A necessary condition for a glacier to surge by thermal instability is that the glacier be cold with basal ice at or near the melting point. Deep temperature measurements show that two small surge-type glaciers in the Yukon Territory meet this requirement, but shallow measurements in three other surge-type glaciers suggest a temperate regime. If the latter observations are accepted, not all surges are thermally controlled: if a single mechanism accounts for all surges it cannot be thermal instability.
In this paper it is argued that thermal instability remains a viable mechanism for explaining surges of many cold glaciers, and that regardless of the underlying mechanism, thermal processes must at least have a major influence on the surge behavior of cold glaciers.
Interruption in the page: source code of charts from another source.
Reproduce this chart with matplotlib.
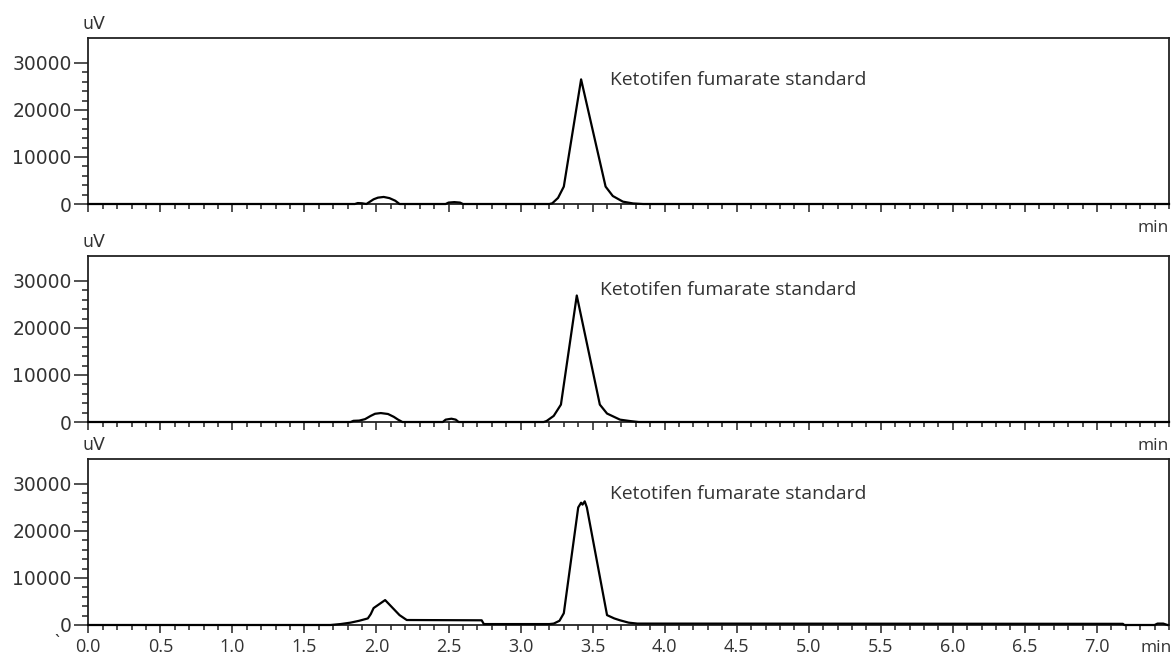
import matplotlib
matplotlib.use("Agg")
import matplotlib.pyplot as plt
from matplotlib.ticker import FixedLocator

# ---- data (time in min, signal in uV) ----
t1 = [0, 1.85, 1.87, 1.90, 1.93, 1.95, 1.98, 2.01, 2.05, 2.09, 2.13, 2.16,
      2.48, 2.50, 2.54, 2.58, 2.60,
      3.20, 3.22, 3.26, 3.30, 3.42, 3.59, 3.64, 3.71, 3.78, 3.85, 7.5]
v1 = [0, 0, 200, 150, 0, 400, 1000, 1350, 1500, 1250, 700, 0,
      0, 300, 400, 300, 0,
      0, 150, 1300, 3700, 26500, 3700, 1700, 500, 120, 0, 0]

t2 = [0, 1.82, 1.84, 1.88, 1.92, 1.96, 1.99, 2.03, 2.08, 2.12, 2.15, 2.18,
      2.46, 2.48, 2.52, 2.55, 2.57,
      3.16, 3.18, 3.23, 3.28, 3.39, 3.55, 3.60, 3.69, 3.76, 3.82, 7.5]
v2 = [0, 0, 250, 300, 600, 1300, 1750, 1900, 1700, 1100, 500, 0,
      0, 500, 700, 500, 0,
      0, 200, 1300, 3700, 26900, 3700, 1800, 500, 200, 0, 0]

t3 = [0, 1.68, 1.75, 1.82, 1.88, 1.94, 1.96, 1.98, 2.06, 2.16, 2.21, 2.73, 2.745,
      3.20, 3.23, 3.27, 3.30, 3.40, 3.42, 3.43, 3.445, 3.46, 3.60, 3.65, 3.69, 3.75, 3.81,
      7.18, 7.19, 7.40, 7.42, 7.46, 7.49]
v3 = [0, 0, 200, 500, 900, 1400, 2300, 3600, 5300, 2100, 1060, 1000, 200,
      200, 300, 900, 2500, 25000, 26000, 25600, 26300, 25000, 2100, 1400, 1000, 500, 300,
      250, 0, 0, 300, 300, 0]

panels = [(t1, v1, 3.62, 26400), (t2, v2, 3.55, 28150), (t3, v3, 3.62, 27900)]

label_text = "Ketotifen fumarate standard"
y_major = [0, 10000, 20000, 30000]
y_minor = list(range(0, 30001, 2000))
x_major = [0.0, 0.5, 1.0, 1.5, 2.0, 2.5, 3.0, 3.5, 4.0, 4.5, 5.0, 5.5, 6.0, 6.5, 7.0]
x_labels = ["0.0", "0.5", "1.0", "1.5", "2.0", "2.5", "3.0", "3.5", "4.0", "4.5",
            "5.0", "5.5", "6.0", "6.5", "7.0"]
x_minor = [round(0.1 * i, 1) for i in range(0, 76)]

W, H = 1175, 656
fig = plt.figure(figsize=(W / 100, H / 100), dpi=100)
left = 88.3 / W
width = (1169 - 88.3) / W
tops = [38, 256, 459]
ph = 166

tick_col = "#333333"
for i, (tt, vv, lx, ly) in enumerate(panels):
    top = tops[i]
    ax = fig.add_axes([left, 1 - (top + ph) / H, width, ph / H])
    ax.plot(tt, vv, color="black", lw=1.6, solid_joinstyle="round", zorder=3, clip_on=False)
    ax.set_xlim(0, 7.5)
    ax.set_ylim(0, 35300)
    for s in ax.spines.values():
        s.set_linewidth(1.3)
        s.set_color("#222222")
    ax.yaxis.set_major_locator(FixedLocator(y_major))
    ax.yaxis.set_minor_locator(FixedLocator(y_minor))
    ax.set_yticklabels([str(v) for v in y_major])
    ax.xaxis.set_major_locator(FixedLocator(x_major))
    ax.xaxis.set_minor_locator(FixedLocator(x_minor))
    ax.tick_params(axis="y", which="major", direction="out", length=10, width=1.1,
                   color="#222222", pad=2, labelsize=13.5, labelcolor=tick_col)
    ax.tick_params(axis="y", which="minor", direction="out", length=4.3, width=1.1,
                   color="#222222")
    ax.tick_params(axis="x", which="major", direction="out", length=6, width=1.1,
                   color="#222222", pad=3)
    ax.tick_params(axis="x", which="minor", direction="out", length=3.6, width=1.1,
                   color="#222222")
    for lab in ax.get_yticklabels():
        lab.set_family("DejaVu Sans")
    if i < 2:
        ax.set_xticklabels([])
        ax.text(1.0, -0.095, "min", transform=ax.transAxes, ha="right", va="top",
                fontsize=12.5, family="Open Sans", color=tick_col)
    else:
        ax.set_xticklabels(x_labels, fontsize=13, family="Open Sans", color=tick_col)
        ax.text(1.003, -0.09, "min", transform=ax.transAxes, ha="right", va="top",
                fontsize=12.5, family="Open Sans", color=tick_col)
    ax.text(-0.005, 1.03, "uV", transform=ax.transAxes, ha="left", va="bottom",
            fontsize=12.5, family="DejaVu Sans", color=tick_col)
    ax.text(lx, ly, label_text, ha="left", va="center", fontsize=13.9,
            family="Open Sans", color=tick_col)

fig.text(57 / W, 1 - 634 / H, "`", fontsize=13, color=tick_col, family="Open Sans",
         ha="center", va="top")

fig.savefig("out.png", dpi=100)
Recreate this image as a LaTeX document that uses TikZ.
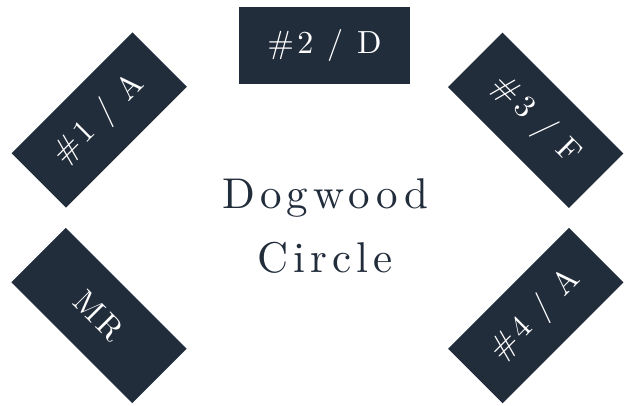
\documentclass[tikz,border=0pt]{standalone}
\usepackage{fontspec}
\setmainfont{Latin Modern Roman}
\newfontfamily\boxfont[LetterSpace=10]{lmroman10-regular.otf}
\newfontfamily\titlefont[LetterSpace=12]{lmroman10-regular.otf}
\definecolor{navy}{HTML}{222D3C}
\tikzset{
  seat/.style={fill=navy, text=white, minimum width=171pt, minimum height=77pt,
    inner sep=0pt, anchor=center, font=\boxfont\fontsize{32}{32}\selectfont},
  title/.style={text=navy, align=center, inner sep=0pt,
    font=\titlefont\fontsize{43}{64}\selectfont}
}
\begin{document}
\begin{tikzpicture}[x=1pt, y=-1pt]
\useasboundingbox (0,0) rectangle (624,405);
\node[seat] (d) at (324.5,45) {\#2 / D};
\node[seat, rotate=45] (a1) at (99.2,120) {\#1 / A};
\node[seat, rotate=-45] (mr) at (99,315.5) {MR};
\node[seat, rotate=-45] (f) at (535.7,120.3) {\#3 / F};
\node[seat, rotate=45] (a4) at (535.8,315.5) {\#4 / A};
\node[title] (t) at (325,226) {Dogwood\\Circle};
\end{tikzpicture}
\end{document}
Two numerical modelling experiments are described. The first involves a one-dimensional model which shows that thermal control can account for the remarkably constant surge cycle found in some glaciers. The second, a two-dimensional model of the time-dependent temperature structure of a surge-type glacier, shows that the relative amounts of temperate and cold basal ice can change considerably as the surge cycle progresses. This variation alone may be sufficient to explain surges, but even if this is not the case, thermal processes must affect the timing of surges in many cold glaciers.
A compelling feature of the thermal instability mechanism is that it offers an explanation of the factors controlling the non-random geographical distribution of surge-type glaciers. For a glacier to have a cold surface and near-temperate bed, the ice thickness, temperature, and geothermal flux must be fortuitously related.